[Begin]

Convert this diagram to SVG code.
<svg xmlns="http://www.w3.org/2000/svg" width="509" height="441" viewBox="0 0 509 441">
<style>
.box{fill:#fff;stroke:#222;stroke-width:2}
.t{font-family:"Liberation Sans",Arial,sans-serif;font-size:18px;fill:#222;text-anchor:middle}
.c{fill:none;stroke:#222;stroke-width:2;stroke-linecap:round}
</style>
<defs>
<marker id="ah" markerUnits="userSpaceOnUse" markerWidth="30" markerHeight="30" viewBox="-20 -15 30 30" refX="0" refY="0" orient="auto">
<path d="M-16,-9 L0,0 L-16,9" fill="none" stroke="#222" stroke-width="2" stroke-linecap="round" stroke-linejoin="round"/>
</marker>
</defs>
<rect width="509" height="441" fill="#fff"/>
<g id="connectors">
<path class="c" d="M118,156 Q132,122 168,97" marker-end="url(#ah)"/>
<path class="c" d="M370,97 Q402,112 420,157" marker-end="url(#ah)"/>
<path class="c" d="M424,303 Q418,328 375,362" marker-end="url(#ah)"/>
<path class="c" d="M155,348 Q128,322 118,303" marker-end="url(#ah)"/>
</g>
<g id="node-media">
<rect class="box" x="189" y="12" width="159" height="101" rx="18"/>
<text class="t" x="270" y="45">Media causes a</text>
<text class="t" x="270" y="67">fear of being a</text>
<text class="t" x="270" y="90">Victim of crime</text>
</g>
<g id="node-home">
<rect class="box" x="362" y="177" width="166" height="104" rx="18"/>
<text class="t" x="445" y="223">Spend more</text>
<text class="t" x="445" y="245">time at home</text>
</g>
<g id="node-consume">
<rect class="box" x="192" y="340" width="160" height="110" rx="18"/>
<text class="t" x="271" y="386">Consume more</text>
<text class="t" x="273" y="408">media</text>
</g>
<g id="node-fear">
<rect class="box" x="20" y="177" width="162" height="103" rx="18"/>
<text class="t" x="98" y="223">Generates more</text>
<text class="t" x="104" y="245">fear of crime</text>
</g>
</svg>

[End]

WHAT IS NEEDED -> Output every line above without altering anything.

ANSWER TO THE TASK ->
Convert this diagram to SVG code.
<svg xmlns="http://www.w3.org/2000/svg" width="509" height="441" viewBox="0 0 509 441">
<style>
.box{fill:#fff;stroke:#222;stroke-width:2}
.t{font-family:"Liberation Sans",Arial,sans-serif;font-size:18px;fill:#222;text-anchor:middle}
.c{fill:none;stroke:#222;stroke-width:2;stroke-linecap:round}
</style>
<defs>
<marker id="ah" markerUnits="userSpaceOnUse" markerWidth="30" markerHeight="30" viewBox="-20 -15 30 30" refX="0" refY="0" orient="auto">
<path d="M-16,-9 L0,0 L-16,9" fill="none" stroke="#222" stroke-width="2" stroke-linecap="round" stroke-linejoin="round"/>
</marker>
</defs>
<rect width="509" height="441" fill="#fff"/>
<g id="connectors">
<path class="c" d="M118,156 Q132,122 168,97" marker-end="url(#ah)"/>
<path class="c" d="M370,97 Q402,112 420,157" marker-end="url(#ah)"/>
<path class="c" d="M424,303 Q418,328 375,362" marker-end="url(#ah)"/>
<path class="c" d="M155,348 Q128,322 118,303" marker-end="url(#ah)"/>
</g>
<g id="node-media">
<rect class="box" x="189" y="12" width="159" height="101" rx="18"/>
<text class="t" x="270" y="45">Media causes a</text>
<text class="t" x="270" y="67">fear of being a</text>
<text class="t" x="270" y="90">Victim of crime</text>
</g>
<g id="node-home">
<rect class="box" x="362" y="177" width="166" height="104" rx="18"/>
<text class="t" x="445" y="223">Spend more</text>
<text class="t" x="445" y="245">time at home</text>
</g>
<g id="node-consume">
<rect class="box" x="192" y="340" width="160" height="110" rx="18"/>
<text class="t" x="271" y="386">Consume more</text>
<text class="t" x="273" y="408">media</text>
</g>
<g id="node-fear">
<rect class="box" x="20" y="177" width="162" height="103" rx="18"/>
<text class="t" x="98" y="223">Generates more</text>
<text class="t" x="104" y="245">fear of crime</text>
</g>
</svg>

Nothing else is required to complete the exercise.